● **Task statement**
Find each line with the word "this" and say how many there are, nothing else.

# START OF Dataset extract

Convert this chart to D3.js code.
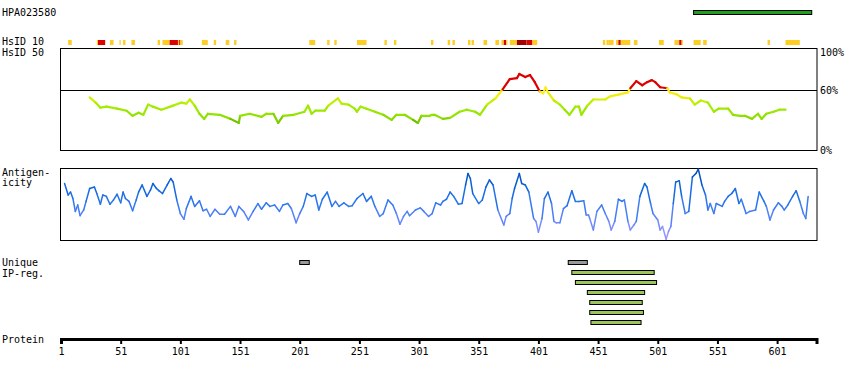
<!DOCTYPE html>
<html><head><meta charset="utf-8">
<script src="https://cdn.jsdelivr.net/npm/d3@7"></script>
<style>
body{margin:0;background:#fff}
svg text{font-family:"DejaVu Sans Mono",monospace;font-size:10px;fill:#000}
</style>
</head><body><svg id="c" width="850" height="380"></svg>
<script>
// ---------------- data ----------------
const proteinLength = 634;
const antigenName = "HPA023580";
const antigenRegion = [531, 630];
// [start, end, level]  level 1 = yellow, 2 = red, 3 = dark red
const hsid10 = [[7,10,1],[31,32,1],[32,38,2],[42,45,1],[50,51,1],[53,55,1],[60,63,1],[82,84,1],[86,92,1],[92,99,2],[99,100,1],[100,101,2],[101,103,1],[119,124,1],[129,131,1],[139,142,1],[146,148,1],[209,214,1],[224,226,1],[230,232,1],[249,257,1],[272,274,1],[280,282,1],[311,313,1],[325,327,1],[329,331,1],[342,344,1],[345,347,1],[355,358,1],[365,368,1],[370,372,1],[372,374,2],[374,375,1],[377,383,1],[383,391,3],[391,396,2],[396,400,1],[455,457,1],[458,460,1],[460,464,1],[466,468,1],[468,470,2],[470,478,1],[481,484,1],[502,506,1],[515,519,1],[519,521,2],[521,522,1],[531,537,1],[539,542,1],[593,595,1],[608,620,1]];
const hsid50Pos = [25,30,34,39,48,56,61,66,70,74,78,85,95,102,106,109,113,117,121,124,134,143,150,151,159,169,173,179,183,187,196,205,208,211,214,222,225,233,236,242,247,249,252,257,264,271,278,282,289,296,300,303,310,312,314,321,327,335,341,348,352,358,365,371,377,383,385,390,394,398,402,405,407,409,414,419,423,427,432,435,437,442,447,457,461,469,476,478,483,488,492,496,499,503,509,511,517,521,528,532,537,543,548,552,560,564,570,574,580,585,588,592,598,603,608];
const hsid50Val = [52,47,42,43,41,39,34,37,35,45,43,40,44,47,46,50,44,36,31,36,35,31,27,34,36,33,36,36,27,34,35,38,44,36,39,39,44,51,46,45,41,38,43,41,38,35,30,35,35,30,27,34,34,35,35,31,32,38,40,38,35,45,51,60,70,71,75,72,74,67,58,56,62,57,49,45,40,35,43,43,35,44,50,50,53,55,57,61,68,64,67,69,67,62,61,57,55,52,51,45,49,47,38,41,41,35,34,34,31,36,31,36,38,40,40];
const antigenPos = [4,7,9,11,13,15,17,20,22,25,29,31,34,36,39,42,45,48,51,53,55,58,61,64,66,69,73,76,78,81,83,86,90,93,95,98,101,104,106,110,113,117,120,123,126,130,134,138,143,147,150,154,158,162,166,169,173,176,180,184,187,191,194,198,201,204,207,211,214,217,220,224,228,231,234,238,242,245,249,254,257,261,264,268,271,275,279,282,285,288,291,293,298,302,305,309,312,315,319,321,324,327,330,334,337,340,342,344,346,351,354,357,360,363,367,372,374,377,379,381,385,387,390,393,397,399,401,404,406,409,412,414,416,419,422,425,429,432,435,439,441,443,444,447,450,454,457,460,462,465,468,471,473,476,478,481,483,486,490,492,495,497,501,503,505,508,510,512,514,516,519,521,524,527,530,533,535,538,541,543,545,548,550,555,557,560,563,566,569,571,575,578,583,586,590,592,595,598,602,605,607,610,614,617,620,623,625,627];
const antigenVal = [79,63,67,58,40,49,34,42,54,72,74,65,50,63,61,50,56,64,52,67,58,54,41,56,67,77,61,70,79,72,69,65,77,86,81,56,37,29,44,61,47,55,41,43,33,43,36,36,47,33,47,40,28,40,51,43,52,47,49,40,49,51,44,24,37,47,65,61,63,42,57,67,47,54,47,52,47,48,58,65,54,61,47,33,37,56,49,37,22,33,40,34,42,45,40,33,37,52,49,54,57,67,61,50,51,77,93,86,65,51,56,74,84,77,42,21,33,37,58,72,93,79,77,67,30,26,11,30,58,67,51,26,24,24,44,48,69,54,54,55,35,35,30,14,40,49,37,26,14,26,57,54,56,26,14,21,26,61,79,74,51,37,28,14,19,1,12,19,51,81,83,61,37,40,88,93,99,77,63,42,51,37,51,47,54,61,65,72,51,57,37,40,42,67,54,47,28,42,52,47,42,49,61,69,54,37,30,61];
const uniqueRegions = [[201,209],[426,442]];
const ipRegions = [[429,498],[432,500],[442,490],[444,488],[444,489],[445,487]];
const tickValues = [1,51,101,151,201,251,301,351,401,451,501,551,601];

// ---------------- drawing ----------------
const svg = d3.select("#c");
const x = d3.scaleLinear().domain([1, proteinLength]).range([61, 816.5]);
const xL = 60.5, xR = 817;

// title + antigen bar
svg.append("text").attr("x", 2).attr("y", 16).text(antigenName);
svg.append("rect")
  .attr("x", x(antigenRegion[0])).attr("y", 10.5)
  .attr("width", x(antigenRegion[1]) - x(antigenRegion[0])).attr("height", 4)
  .attr("fill", "#1f9e1f").attr("stroke", "#000").attr("stroke-width", 1);

// HsID 10 row
svg.append("text").attr("x", 2).attr("y", 45).text("HsID 10");
const lvlColor = {1: "#ffcc22", 2: "#dd0000", 3: "#a00000"};
svg.append("g").selectAll("rect").data(hsid10).join("rect")
  .attr("x", d => x(d[0])).attr("y", 40)
  .attr("width", d => Math.max(1, x(d[1]) - x(d[0]))).attr("height", 5)
  .attr("fill", d => lvlColor[d[2]]);

// HsID 50 panel
svg.append("text").attr("x", 2).attr("y", 56).text("HsID 50");
const yH = d3.scaleLinear().domain([0, 100]).range([150.5, 48.5]);
svg.append("rect").attr("x", xL).attr("y", 48.5).attr("width", xR - xL).attr("height", 102)
  .attr("fill", "none").attr("stroke", "#000").attr("stroke-width", 1);
svg.append("line").attr("x1", xL).attr("x2", xR).attr("y1", 90.5).attr("y2", 90.5)
  .attr("stroke", "#000").attr("stroke-width", 1);
svg.append("text").attr("x", 820).attr("y", 56).text("100%");
svg.append("text").attr("x", 820).attr("y", 94).text("60%");
svg.append("text").attr("x", 820).attr("y", 154).text("0%");
const hCol = d3.scaleLinear().domain([25, 33, 45, 52, 59])
  .range(["#55a000", "#8ee000", "#a8f000", "#e8ee00", "#ffee22"]).clamp(true);
const hColor = v => v >= 60 ? "#dd0000" : hCol(v);
const hPts = hsid50Pos.map((p, i) => [p, hsid50Val[i]]);
svg.append("g").selectAll("line").data(d3.pairs(hPts)).join("line")
  .attr("x1", d => x(d[0][0])).attr("y1", d => yH(d[0][1]))
  .attr("x2", d => x(d[1][0])).attr("y2", d => yH(d[1][1]))
  .attr("stroke", d => hColor((d[0][1] + d[1][1]) / 2))
  .attr("stroke-width", 2.2).attr("stroke-linecap", "round");

// Antigenicity panel
svg.append("text").attr("x", 2).attr("y", 176).text("Antigen-");
svg.append("text").attr("x", 2).attr("y", 186).text("icity");
const yA = d3.scaleLinear().domain([0, 100]).range([240, 168.5]);
svg.append("rect").attr("x", xL).attr("y", 168.5).attr("width", xR - xL).attr("height", 72)
  .attr("fill", "none").attr("stroke", "#000").attr("stroke-width", 1);
const aCol = d3.scaleLinear().domain([0, 25, 50, 75, 100])
  .range(["#a99cff", "#6f88ff", "#2f78ee", "#0a64dc", "#0046a8"]);
const aPts = antigenPos.map((p, i) => [p, antigenVal[i]]);
svg.append("g").selectAll("line").data(d3.pairs(aPts)).join("line")
  .attr("x1", d => x(d[0][0])).attr("y1", d => yA(d[0][1]))
  .attr("x2", d => x(d[1][0])).attr("y2", d => yA(d[1][1]))
  .attr("stroke", d => aCol((d[0][1] + d[1][1]) / 2))
  .attr("stroke-width", 1.5).attr("stroke-linecap", "round");

// Unique / IP regions
svg.append("text").attr("x", 2).attr("y", 266).text("Unique");
svg.append("text").attr("x", 2).attr("y", 277).text("IP-reg.");
svg.append("g").selectAll("rect").data(uniqueRegions).join("rect")
  .attr("x", d => x(d[0])).attr("y", 260.5)
  .attr("width", d => x(d[1]) - x(d[0])).attr("height", 4)
  .attr("fill", "#999999").attr("stroke", "#000").attr("stroke-width", 1);
svg.append("g").selectAll("rect").data(ipRegions).join("rect")
  .attr("x", d => x(d[0])).attr("y", (d, i) => 270.5 + i * 10)
  .attr("width", d => x(d[1]) - x(d[0])).attr("height", 4)
  .attr("fill", "#9cc65c").attr("stroke", "#000").attr("stroke-width", 1);

// Protein axis
svg.append("text").attr("x", 2).attr("y", 343).text("Protein");
const axis = d3.axisBottom(x).tickValues(tickValues).tickSize(5).tickSizeOuter(5).tickFormat(d3.format("d"));
const ag = svg.append("g").attr("transform", "translate(0,339)").call(axis);
ag.attr("font-family", null).attr("font-size", null);
ag.select(".domain").attr("stroke", "#000").attr("stroke-width", 3);
ag.selectAll(".tick line").attr("stroke", "#000").attr("stroke-width", 2);
ag.selectAll(".tick text").attr("fill", "#000").attr("y", 9);
</script>
</body></html>
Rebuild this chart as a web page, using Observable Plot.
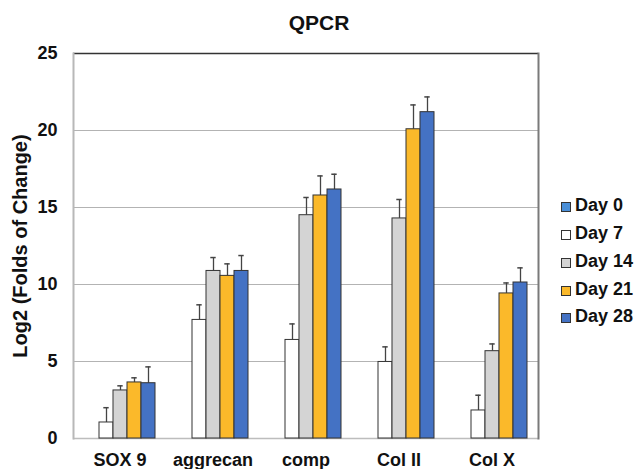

# END OF Dataset extract

● **The answer**
2